What is required: Restate the listing that follows word for word, without its pictures.

***

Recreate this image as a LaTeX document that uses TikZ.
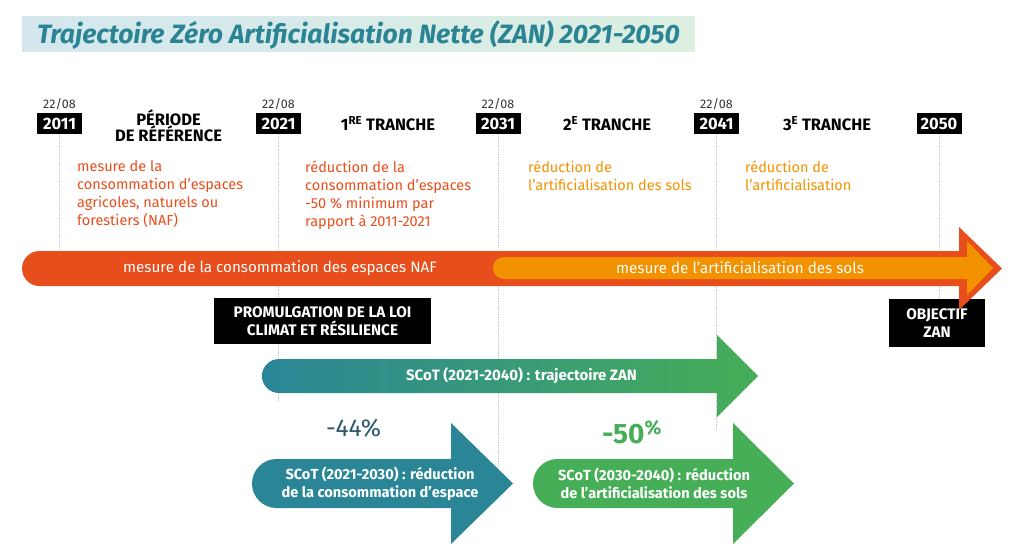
\documentclass[tikz,border=0pt]{standalone}
\usepackage{fontspec}
\setmainfont{Fira Sans}
\definecolor{redc}{HTML}{E84E1B}
\definecolor{orangec}{HTML}{F39200}
\definecolor{tealc}{HTML}{2A8697}
\definecolor{greenc}{HTML}{46AE57}
\definecolor{titlec}{HTML}{2A8494}
\definecolor{darkteal}{HTML}{2E5968}
\definecolor{bannerL}{HTML}{D4E7EE}
\definecolor{bannerR}{HTML}{DCEFE1}
\definecolor{dotc}{HTML}{C8C8C8}
\begin{document}
\begin{tikzpicture}[x=1pt,y=-1pt,
  yearbox/.style={fill=black, text=white, font=\fontsize{16.5}{18}\selectfont\bfseries, minimum width=45pt, minimum height=20pt, inner sep=0pt},
  datelbl/.style={text=black!80, font=\fontsize{12.5}{15}\selectfont, inner sep=0pt},
  header/.style={text=black, font=\fontsize{16.5}{16.5}\selectfont\bfseries, align=center, inner sep=0pt},
  redtxt/.style={text=redc, font=\fontsize{14.5}{18}\selectfont, align=left, anchor=north west, inner sep=0pt},
  oratxt/.style={text=orangec, font=\fontsize{14.5}{18}\selectfont, align=left, anchor=north west, inner sep=0pt},
  bartxt/.style={text=white, font=\fontsize{15.2}{17}\selectfont, inner sep=0pt},
  blackbox/.style={fill=black, text=white, font=\fontsize{15.3}{18}\selectfont\bfseries, align=center, inner sep=0pt},
  scottxt/.style={text=white, font=\fontsize{14.6}{18}\selectfont\bfseries, align=center, inner sep=0pt},
  dotline/.style={draw=dotc, densely dotted, line width=0.8pt}
]
\useasboundingbox (0,0) rectangle (1024,559);

% title banner
\shade[left color=bannerL, right color=bannerR] (22,17) rectangle (695,52);
\node[text=titlec, font=\fontsize{26.5}{30}\selectfont\bfseries\itshape, inner sep=0pt] (title) at (358.5,35) {Trajectoire Zéro Artificialisation Nette (ZAN) 2021-2050};

% year boxes
\node[yearbox] (y2011) at (59.5,123.5) {2011};
\node[yearbox] (y2021) at (278.5,123.5) {2021};
\node[yearbox] (y2031) at (498,123.5) {2031};
\node[yearbox] (y2041) at (716.5,123.5) {2041};
\node[yearbox] (y2050) at (939,123.5) {2050};

\node[datelbl] (d2011) at (59.5,104) {22/08};
\node[datelbl] (d2021) at (278.5,104) {22/08};
\node[datelbl] (d2031) at (498,104) {22/08};
\node[datelbl] (d2041) at (716.5,104) {22/08};

% dotted guides
\draw[dotline] (y2011.south) -- ++(0,117);
\draw[dotline] (y2021.south) -- ++(0,268);
\draw[dotline] (y2031.south) -- ++(0,334);
\draw[dotline] (y2041.south) -- ++(0,296);
\draw[dotline] (y2050.south) -- ++(0,166);

% headers
\node[header] (h0) at (168.5,126) {PÉRIODE\\DE RÉFÉRENCE};
\node[header] (h1) at (388,124) {1\textsuperscript{RE} TRANCHE};
\node[header] (h2) at (607,124) {2\textsuperscript{E} TRANCHE};
\node[header] (h3) at (827,124) {3\textsuperscript{E} TRANCHE};

% descriptions
\node[redtxt] (t0) at (77,160.5) {mesure de la\\consommation d’espaces\\agricoles, naturels ou\\forestiers (NAF)};
\node[redtxt] (t1) at (305,160.5) {réduction de la\\consommation d’espaces\\-50 \% minimum par\\rapport à 2011-2021};
\node[oratxt] (t2) at (528,160.5) {réduction de\\l’artificialisation des sols};
\node[oratxt] (t3) at (745,160.5) {réduction de\\l’artificialisation};

% black boxes
\node[blackbox, minimum width=217pt, minimum height=46pt] (loi) at (322.5,321) {PROMULGATION DE LA LOI\\CLIMAT ET RÉSILIENCE};
\node[blackbox, minimum width=96pt, minimum height=48pt] (zan) at (937,323) {OBJECTIF\\ZAN};

% main arrow
\fill[redc] (39.5,251) -- (959,251) -- (959,227) -- (1002,268.5) -- (959,310) -- (959,286) -- (39.5,286) arc[start angle=90,end angle=270,radius=17.5] -- cycle;
\fill[orangec] (504,257) -- (967,257) -- (967,241) -- (993,268) -- (967,295) -- (967,279) -- (504,279) arc[start angle=90,end angle=270,radius=11] -- cycle;
\node[bartxt] (naf) at (280,268) {mesure de la consommation des espaces NAF};
\node[bartxt] (arti) at (740,268) {mesure de l’artificialisation des sols};

% SCoT 2021-2040
\shade[left color=tealc, right color=greenc] (279,359) -- (717,359) -- (717,335) -- (758,376) -- (717,417) -- (717,393) -- (279,393) arc[start angle=90,end angle=270,radius=17] -- cycle;
\node[scottxt, font=\fontsize{15}{17}\selectfont\bfseries] (scot1) at (521.5,376) {SCoT (2021-2040) : trajectoire ZAN};

% percentages
\node[text=darkteal, font=\fontsize{24.5}{28}\selectfont, inner sep=0pt] (p44) at (353.5,428) {-44\%};
\node[text=greenc, font=\fontsize{28}{32}\selectfont\bfseries, inner sep=0pt] (p50) at (632,432) {-50\textsuperscript{\%}};

% SCoT 2021-2030
\fill[tealc] (276.5,459) -- (451,459) -- (451,423) -- (513,483.5) -- (451,544) -- (451,508) -- (276.5,508) arc[start angle=90,end angle=270,radius=24.5] -- cycle;
\node[scottxt] (scot2) at (380,483.5) {SCoT (2021-2030) : réduction\\de la consommation d’espace};

% SCoT 2030-2040
\fill[greenc] (557.5,459) -- (733,459) -- (733,423) -- (794,483.5) -- (733,544) -- (733,508) -- (557.5,508) arc[start angle=90,end angle=270,radius=24.5] -- cycle;
\node[scottxt] (scot3) at (654,483.5) {SCoT (2030-2040) : réduction\\de l’artificialisation des sols};
\end{tikzpicture}
\end{document}
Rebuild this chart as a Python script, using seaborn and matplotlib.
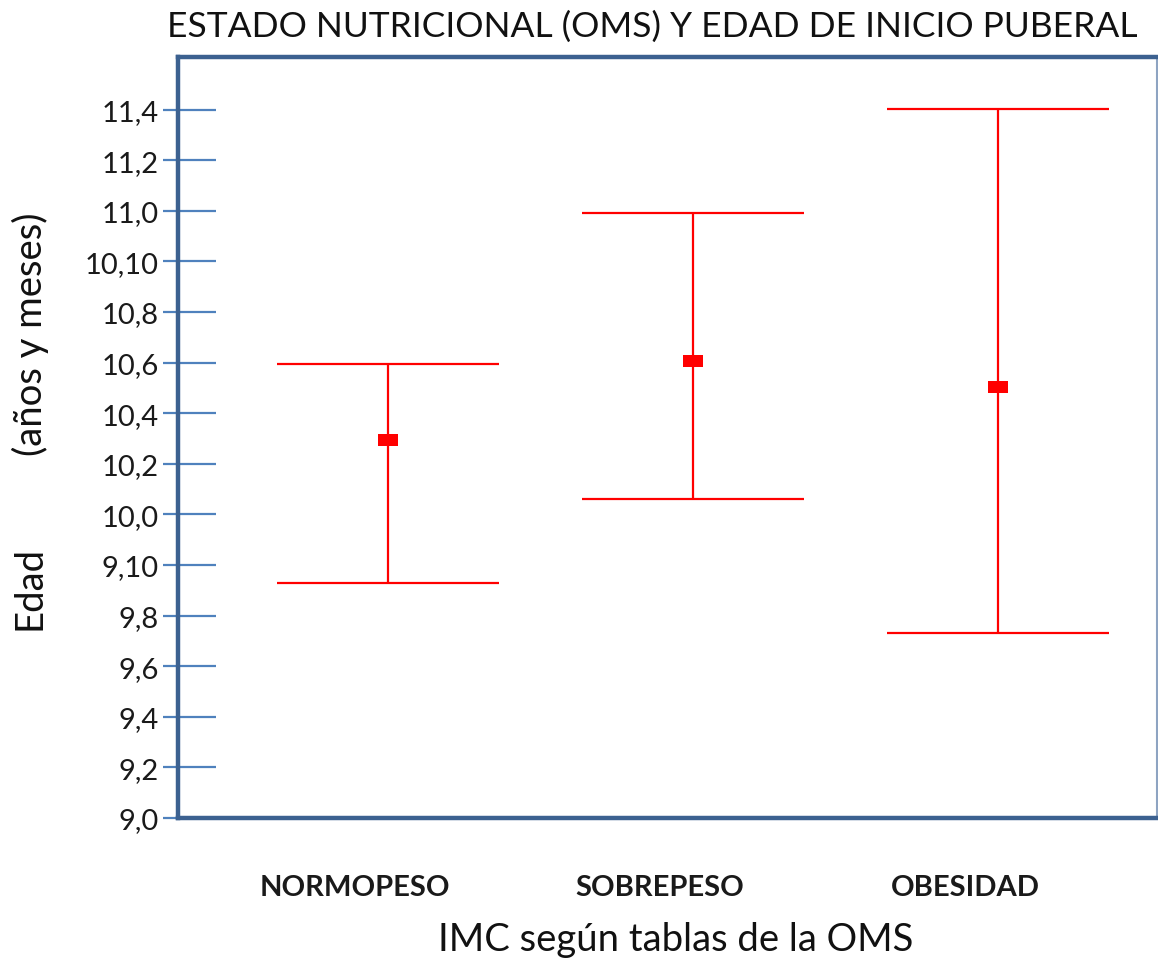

***

Solution to this task:
Recreate this image as a LaTeX document that uses TikZ.
\documentclass[tikz,border=0pt]{standalone}
\usepackage{fontspec}
\setmainfont{Fira Sans}
\definecolor{redc}{HTML}{E84E1B}
\definecolor{orangec}{HTML}{F39200}
\definecolor{tealc}{HTML}{2A8697}
\definecolor{greenc}{HTML}{46AE57}
\definecolor{titlec}{HTML}{2A8494}
\definecolor{darkteal}{HTML}{2E5968}
\definecolor{bannerL}{HTML}{D4E7EE}
\definecolor{bannerR}{HTML}{DCEFE1}
\definecolor{dotc}{HTML}{C8C8C8}
\begin{document}
\begin{tikzpicture}[x=1pt,y=-1pt,
  yearbox/.style={fill=black, text=white, font=\fontsize{16.5}{18}\selectfont\bfseries, minimum width=45pt, minimum height=20pt, inner sep=0pt},
  datelbl/.style={text=black!80, font=\fontsize{12.5}{15}\selectfont, inner sep=0pt},
  header/.style={text=black, font=\fontsize{16.5}{16.5}\selectfont\bfseries, align=center, inner sep=0pt},
  redtxt/.style={text=redc, font=\fontsize{14.5}{18}\selectfont, align=left, anchor=north west, inner sep=0pt},
  oratxt/.style={text=orangec, font=\fontsize{14.5}{18}\selectfont, align=left, anchor=north west, inner sep=0pt},
  bartxt/.style={text=white, font=\fontsize{15.2}{17}\selectfont, inner sep=0pt},
  blackbox/.style={fill=black, text=white, font=\fontsize{15.3}{18}\selectfont\bfseries, align=center, inner sep=0pt},
  scottxt/.style={text=white, font=\fontsize{14.6}{18}\selectfont\bfseries, align=center, inner sep=0pt},
  dotline/.style={draw=dotc, densely dotted, line width=0.8pt}
]
\useasboundingbox (0,0) rectangle (1024,559);

% title banner
\shade[left color=bannerL, right color=bannerR] (22,17) rectangle (695,52);
\node[text=titlec, font=\fontsize{26.5}{30}\selectfont\bfseries\itshape, inner sep=0pt] (title) at (358.5,35) {Trajectoire Zéro Artificialisation Nette (ZAN) 2021-2050};

% year boxes
\node[yearbox] (y2011) at (59.5,123.5) {2011};
\node[yearbox] (y2021) at (278.5,123.5) {2021};
\node[yearbox] (y2031) at (498,123.5) {2031};
\node[yearbox] (y2041) at (716.5,123.5) {2041};
\node[yearbox] (y2050) at (939,123.5) {2050};

\node[datelbl] (d2011) at (59.5,104) {22/08};
\node[datelbl] (d2021) at (278.5,104) {22/08};
\node[datelbl] (d2031) at (498,104) {22/08};
\node[datelbl] (d2041) at (716.5,104) {22/08};

% dotted guides
\draw[dotline] (y2011.south) -- ++(0,117);
\draw[dotline] (y2021.south) -- ++(0,268);
\draw[dotline] (y2031.south) -- ++(0,334);
\draw[dotline] (y2041.south) -- ++(0,296);
\draw[dotline] (y2050.south) -- ++(0,166);

% headers
\node[header] (h0) at (168.5,126) {PÉRIODE\\DE RÉFÉRENCE};
\node[header] (h1) at (388,124) {1\textsuperscript{RE} TRANCHE};
\node[header] (h2) at (607,124) {2\textsuperscript{E} TRANCHE};
\node[header] (h3) at (827,124) {3\textsuperscript{E} TRANCHE};

% descriptions
\node[redtxt] (t0) at (77,160.5) {mesure de la\\consommation d’espaces\\agricoles, naturels ou\\forestiers (NAF)};
\node[redtxt] (t1) at (305,160.5) {réduction de la\\consommation d’espaces\\-50 \% minimum par\\rapport à 2011-2021};
\node[oratxt] (t2) at (528,160.5) {réduction de\\l’artificialisation des sols};
\node[oratxt] (t3) at (745,160.5) {réduction de\\l’artificialisation};

% black boxes
\node[blackbox, minimum width=217pt, minimum height=46pt] (loi) at (322.5,321) {PROMULGATION DE LA LOI\\CLIMAT ET RÉSILIENCE};
\node[blackbox, minimum width=96pt, minimum height=48pt] (zan) at (937,323) {OBJECTIF\\ZAN};

% main arrow
\fill[redc] (39.5,251) -- (959,251) -- (959,227) -- (1002,268.5) -- (959,310) -- (959,286) -- (39.5,286) arc[start angle=90,end angle=270,radius=17.5] -- cycle;
\fill[orangec] (504,257) -- (967,257) -- (967,241) -- (993,268) -- (967,295) -- (967,279) -- (504,279) arc[start angle=90,end angle=270,radius=11] -- cycle;
\node[bartxt] (naf) at (280,268) {mesure de la consommation des espaces NAF};
\node[bartxt] (arti) at (740,268) {mesure de l’artificialisation des sols};

% SCoT 2021-2040
\shade[left color=tealc, right color=greenc] (279,359) -- (717,359) -- (717,335) -- (758,376) -- (717,417) -- (717,393) -- (279,393) arc[start angle=90,end angle=270,radius=17] -- cycle;
\node[scottxt, font=\fontsize{15}{17}\selectfont\bfseries] (scot1) at (521.5,376) {SCoT (2021-2040) : trajectoire ZAN};

% percentages
\node[text=darkteal, font=\fontsize{24.5}{28}\selectfont, inner sep=0pt] (p44) at (353.5,428) {-44\%};
\node[text=greenc, font=\fontsize{28}{32}\selectfont\bfseries, inner sep=0pt] (p50) at (632,432) {-50\textsuperscript{\%}};

% SCoT 2021-2030
\fill[tealc] (276.5,459) -- (451,459) -- (451,423) -- (513,483.5) -- (451,544) -- (451,508) -- (276.5,508) arc[start angle=90,end angle=270,radius=24.5] -- cycle;
\node[scottxt] (scot2) at (380,483.5) {SCoT (2021-2030) : réduction\\de la consommation d’espace};

% SCoT 2030-2040
\fill[greenc] (557.5,459) -- (733,459) -- (733,423) -- (794,483.5) -- (733,544) -- (733,508) -- (557.5,508) arc[start angle=90,end angle=270,radius=24.5] -- cycle;
\node[scottxt] (scot3) at (654,483.5) {SCoT (2030-2040) : réduction\\de l’artificialisation des sols};
\end{tikzpicture}
\end{document}
Rebuild this chart as a Python script, using seaborn and matplotlib.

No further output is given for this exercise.